Ok, it’s time for a West Wing digression.  There was this episode once where Toby, a White House staffer thought he had found a way to fix Social Security and was reaching out to members of Congress he thought might be willing to help work out a compromise.  There was a heavy-handed bit of irony in the second act, when the deal was falling apart, in which Toby tells his new assistant that there used to be this Republican in the House who could have probably solved the whole partisan clusterfrack.  This guy had wanted to work on Social Security in the past, but the moment that he went on the record as maybe, perhaps, one day considering possibly, under some certain circumstances raising the retirement age, Toby and another staffer had hit him with an attack ad showing 90 year-olds working in a factory.  So, the guy lost re-election to a Democrat who was too concerned about his own re-election to help out.  The most depressing part of that episode was when they intimated that the reason we haven’t fixed Social Security yet is because that would make it impossible for politicians to campaign on the promise of fixing Social Security.  Creating Straw Men is usually about winning the argument rather than solving the problem.

While it is important to recognize straw men for what they are and attempt to avoid them in our own speech and writing, the term “Straw Man” gets abused an awful lot.  Sometimes, when someone disagrees with you in a way you don’t like, it’s fairly easy to go OMG STRAW MAN! as a way of refusing to engage the critique.  Sometimes, claiming that you’ve been misrepresented is a way of avoiding the fact that someone just put a spotlight on your argument and a whole bunch of roaches crawled out.  So, I guess this is where straw men accusations can sort of also become straw men themselves.  I think this happens a lot when Person #1 in a debate indicates that what Person #2 just said is racially insensitive or offensive to women or disabled people, etc, citing Person #2’s words.  So, for example:

Person #2:  If she hadn’t been wearing that short skirt, she wouldn’t have been assaulted.  Women need to take responsibility for their own safety.

Person #1:  The suggestion that female victims are somehow responsible for their own assault is victim-blaming and misogynist.

Person #2:  I’m not a misogynist!  She just called me a misogynist!  I can’t possibly be expected to reason with this crazy person!

This sort of derail works because we know that Racist, Sexist, and Homophobe all fall into the category of Really Bad Things to Be Called.  So now everyone is concentrating on that mean, mean name Person #1 called Person #2 instead of addressing the critique, which is that victim-blaming arguments help perpetuate a culture of misogyny that lets perpetrators off the hook because “she was asking for it.”

I wish I could prescribe an easy way out of this trap.  I tell my students that in order to avoid a Straw Man Fallacy, the best thing to do is make sure you are really paying attention to other people’s arguments and to cite specific examples and exact language whenever possible.    The thing is that at some point we all use logical fallacies.  They are easy to use and often effective, and no one is immune to resorting to them.  Awareness of what they look like and why they are problematic and how you may be prone to them helps, though.  The more you know and all that.

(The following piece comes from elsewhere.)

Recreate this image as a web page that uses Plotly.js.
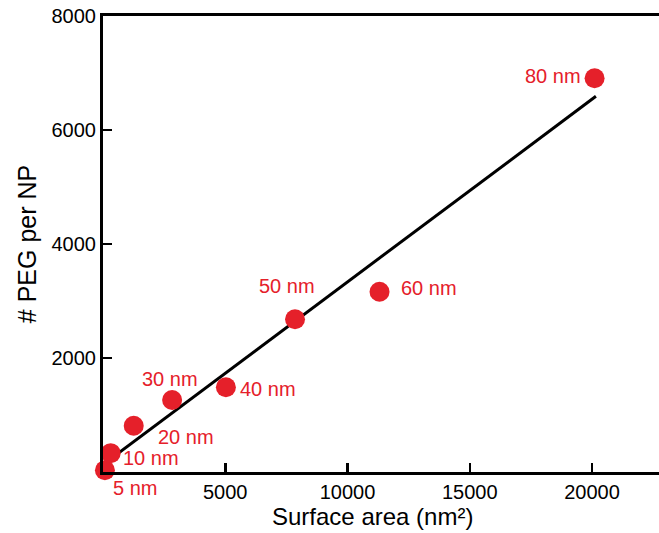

5 thoughts on “Logical Fallacy Friday: The Straw Man

  1. Yes! This is wonderful. I just started reading your blog, and it’s pretty much making my day every time you post. I’m in the middle of writing my qualifying exam paper for grad school, and your entries are totally helping me focus and (hopefully) write comprehensive arguments. So thanks!

  2. This is a great post; I really appreciate your point that identifying straw men arguments can itself be a type of straw man argument. Also, I wanted to tell you that I love your blog. I just read every post after being directed here from a commenter at Shakesville. I’m a lawyer and write a lot, and have found your advice very useful. It’s also nice to get some of this advice/commentary from a feminist perspective. Thanks!

    1. haha, I was just going back to shakesville to thank the commenter for the link and realized that the comment was from you! Yay for self-promoting!

  3. An interesting read. A few comments:

    o The strawman, in my impression, does not go back to the kind of to-be-burned-effigy implied here, but to the straw dummies sometimes used for swords training and similar.

    o Your “misogynist” example and the surrounding reasoning is at least to some part simplistic. Notably, at least in Sweden, it is very common that these cries of “misogynist”, “racist”, or similar, are used as an ipso facto “proof” that the counter-part is wrong—without in any way addressing the underlying issue. More typically, the “I can’t possibly be expected to reason with this crazy person!” would, in my experience, come from person #1…

    Further, the actual formulation (“The suggestion that female victims are somehow responsible for their own assault is victim-blaming and misogynist.”) is far more reasoned than what I am used to seeing (a simple “Misogynist!” or “Take your misogynist crap elsewhere!” would be more in line with my observations). Notably, however, even this reasoned version is, in my reading, a strawman, because it misrepresents and over-interprets the position of person #2 and attacks that position. It certainly does not provide reasoning on why a particular opinion would be better or worse than another.

    (I stress that I have no strong opinion in the issue of the example—I am, however, deeply disturbed by the way many Swedish groups, including feminists, tend to argue: Strawmen, misrepresentations, ad hominem attacks, and similar, are often more common than ad rem arguments… For instance, I recently pointed out to a socialist/feminist that she was misrepresenting the position of another party, which she seemed to have hatred of—and she promptly declared me a supporter of that party. This despite its opinions being farther away from my own than hers, and despite my own interest in the discussion being one of intellectual honesty and fairness—not the underlying politics.)